Thursday, June 21, 2012

The Song of Achilles by Madeline Miller



Madeline Miller's novel is an engaging and quite moving version of the life of Achilles and Patroclus, whom she presents as lovers.

I understand how some Amazon reviews have a problem with the way battle scenes are presented. But this is not a book about the reality of war. That is made clear fairly early, when the young Achilles does not practice fighting in front of anyone else. 
"My mother has forbidden it. Because of the prophecy.""What prophecy?" …."That I will be the best warrior of my generation."It sounded like something a young child would claim, in make-believe. But he said it as simply as if he was giving his name. (p. 38)
 Later, Patroclus describes Achilles' fighting as something from which Achilles himself is quite detached ("'They could not get close enough to touch me,' he said. There was a sort of wondering triumph in his voice." [p. 222]). The Trojan war has such a heavy admixture of the supernatural that realistic battle scenes would be out of place.

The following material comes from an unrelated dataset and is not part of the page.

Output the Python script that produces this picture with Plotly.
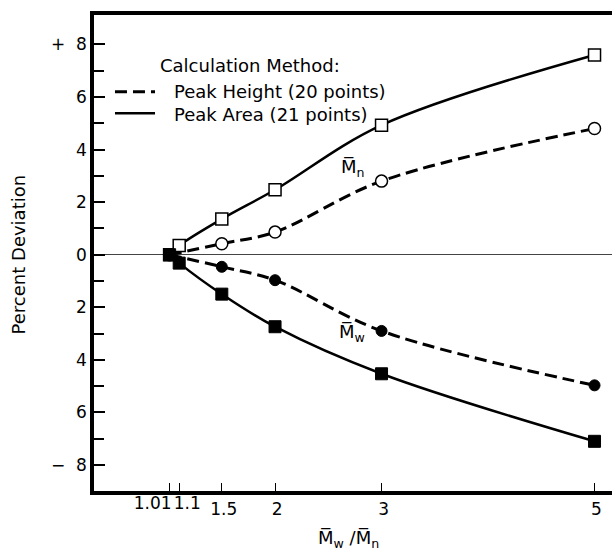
import plotly.graph_objects as go

# ---- data ----
x_area = [1.01, 1.1, 1.5, 2, 3, 5]
mn_area = [0.0, 0.35, 1.36, 2.47, 4.93, 7.6]
mw_area = [0.0, -0.32, -1.5, -2.74, -4.53, -7.1]

x_height = [1.01, 1.5, 2, 3, 5]
mn_height = [0.0, 0.42, 0.86, 2.8, 4.8]
mw_height = [0.0, -0.46, -0.97, -2.9, -4.97]

x_tick_vals = [1.01, 1.1, 1.5, 2, 3, 5]
x_tick_text = ["1.01", "1.1", "1.5", "2", "3", "5"]
y_tick_vals = [8, 6, 4, 2, 0, -2, -4, -6, -8]
y_tick_text = ["+\u00a0\u00a08", "6", "4", "2", "0", "2", "4", "6", "\u2212\u00a0\u00a08"]
y_minor_vals = [7, 5, 3, 1, -1, -3, -5, -7]

legend_title = "Calculation Method:"
legend_height = "Peak Height (20 points)"
legend_area = "Peak Area (21 points)"
label_mn = "M\u0305<sub>n</sub>"
label_mw = "M\u0305<sub>w</sub>"
x_title = "M\u0305<sub>w</sub> /M\u0305<sub>n</sub>"
y_title = "Percent Deviation"

FONT = "DejaVu Sans"
BLACK = "#000000"
X_RANGE = [0.300, 5.164]

fig = go.Figure()

# Peak height (dashed) – open circles for Mn
fig.add_trace(go.Scatter(
    x=x_height, y=mn_height, mode="lines+markers",
    line=dict(color=BLACK, width=3, dash="12px,6px", shape="spline", smoothing=1.0),
    marker=dict(symbol="circle", size=12, color="white", line=dict(color=BLACK, width=1.5)),
    showlegend=False, hoverinfo="skip"))
# Peak height (dashed) – filled circles for Mw
fig.add_trace(go.Scatter(
    x=x_height, y=mw_height, mode="lines+markers",
    line=dict(color=BLACK, width=3, dash="12px,6px", shape="spline", smoothing=1.0),
    marker=dict(symbol="circle", size=11, color=BLACK, line=dict(color=BLACK, width=1)),
    showlegend=False, hoverinfo="skip"))
# Peak area (solid) – open squares for Mn (overlaid axis x2 carries the 1.01 label)
fig.add_trace(go.Scatter(
    x=x_area, y=mn_area, mode="lines+markers", xaxis="x2",
    line=dict(color=BLACK, width=2.5, shape="spline", smoothing=1.0),
    marker=dict(symbol="square", size=12, color="white", line=dict(color=BLACK, width=1.5)),
    showlegend=False, hoverinfo="skip"))
# Peak area (solid) – filled squares for Mw (overlaid axis x3 carries the 1.1 label)
fig.add_trace(go.Scatter(
    x=x_area, y=mw_area, mode="lines+markers", xaxis="x3",
    line=dict(color=BLACK, width=2.5, shape="spline", smoothing=1.0),
    marker=dict(symbol="square", size=12, color=BLACK, line=dict(color=BLACK, width=1)),
    showlegend=False, hoverinfo="skip"))

tick_font = dict(family=FONT, size=17, color=BLACK)


def overlay_axis(vals, texts, shift):
    return dict(
        range=X_RANGE, overlaying="x", anchor="y", side="bottom",
        showgrid=False, zeroline=False, automargin=False, showline=False,
        ticks="inside", ticklen=8, tickwidth=1, tickcolor=BLACK,
        tickmode="array", tickvals=vals, ticktext=texts, tickangle=0,
        ticklabelshift=shift, tickfont=tick_font,
    )


fig.update_layout(
    width=612, height=554,
    margin=dict(l=94, r=0, t=15, b=63, autoexpand=False),
    paper_bgcolor="white", plot_bgcolor="white",
    font=dict(family=FONT, size=17, color=BLACK),
    hovermode=False,
    xaxis=dict(
        range=X_RANGE, showgrid=False, zeroline=False, automargin=False,
        showline=True, linecolor=BLACK, linewidth=3.5, mirror=True,
        ticks="inside", ticklen=8, tickwidth=1, tickcolor=BLACK,
        tickmode="array", tickvals=x_tick_vals[2:], ticktext=x_tick_text[2:], tickangle=0,
        ticklabelshift=2, tickfont=tick_font,
    ),
    xaxis2=overlay_axis(x_tick_vals[:1], x_tick_text[:1], -17),
    xaxis3=overlay_axis(x_tick_vals[1:2], x_tick_text[1:2], 8),
    yaxis=dict(
        range=[-8.99, 9.12], showgrid=False, automargin=False,
        zeroline=True, zerolinecolor="#444444", zerolinewidth=1,
        showline=True, linecolor=BLACK, linewidth=3.5,
        ticks="inside", ticklen=11, tickwidth=1.5, tickcolor=BLACK,
        tickmode="array", tickvals=y_tick_vals, ticktext=y_tick_text,
        tickfont=tick_font,
        minor=dict(tickmode="array", tickvals=y_minor_vals, ticks="inside",
                   ticklen=10, tickwidth=1.5, tickcolor=BLACK, showgrid=False),
    ),
)

# legend drawn as shapes + text
fig.add_shape(type="line", xref="paper", yref="paper", x0=0.0405, x1=0.1178,
              y0=0.8389, y1=0.8389, line=dict(color=BLACK, width=3, dash="12px,6px"))
fig.add_shape(type="line", xref="paper", yref="paper", x0=0.0405, x1=0.1178,
              y0=0.7935, y1=0.7935, line=dict(color=BLACK, width=2.5))
fig.add_annotation(text=legend_title, xref="paper", yref="paper", x=0.1241, y=0.893,
                   xanchor="left", yanchor="middle", showarrow=False,
                   font=dict(family=FONT, size=18, color=BLACK))
fig.add_annotation(text=legend_height, xref="paper", yref="paper", x=0.150, y=0.840,
                   xanchor="left", yanchor="middle", showarrow=False,
                   font=dict(family=FONT, size=18, color=BLACK))
fig.add_annotation(text=legend_area, xref="paper", yref="paper", x=0.150, y=0.792,
                   xanchor="left", yanchor="middle", showarrow=False,
                   font=dict(family=FONT, size=18, color=BLACK))

# curve labels
fig.add_annotation(text=label_mn, x=2.73, y=3.29, xref="x", yref="y", showarrow=False,
                   font=dict(family=FONT, size=18, color=BLACK))
fig.add_annotation(text=label_mw, x=2.72, y=-2.98, xref="x", yref="y", showarrow=False,
                   font=dict(family=FONT, size=18, color=BLACK))

# axis titles
fig.add_annotation(text=y_title, xref="paper", yref="paper", x=-0.1458, y=0.498,
                   textangle=-90, showarrow=False, xanchor="center", yanchor="middle",
                   font=dict(family=FONT, size=18, color=BLACK))
fig.add_annotation(text=x_title, xref="paper", yref="paper", x=0.492, y=-0.100,
                   showarrow=False, xanchor="center", yanchor="middle",
                   font=dict(family=FONT, size=18, color=BLACK))

fig.write_html("out.html", config={"displayModeBar": False},
               post_script="document.body.style.margin='0';")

The heart of Miller's story is the time the boys spend with Chiron on Mount Pelion. Going to Pelion is the first substantial risk Patroclus takes for Achilles' sake. His mother Thetis believes Patroclus is too lowborn and too ordinary to be her son's companion, and has expressly forbidden that he accompany Achilles. After a trial period Chiron allows him to stay anyway. Warfare is (perhaps surprisingly) not a focus of Chiron's teaching. Rather, the boys learn music, healing, survival skills and ethics. When the couple is at Troy and living under the shadow of Achilles' imminent death Patroclus frequently recalls conversations they had or skills they learned on Pelion.
Chiron had once said that nations were the most foolish of mortal inventions. "No man is worth more than another, wherever he is from."
"But what if he is your friend?" Achilles had asked him, feet kicked up on the wall of the rose-quartz cave. "Or your brother? Should you treat him the same as a stranger?" (p. 298)
In conclusion, Miller's Patroclus may well be more sensitive and articulate than were most Bronze Age Greek men, and the experience of average people in war is given rather short shrift. But her observant and emotionally astute hero gives us a marvelously detailed portrait of Homeric society, the imagined prehistory of Greece.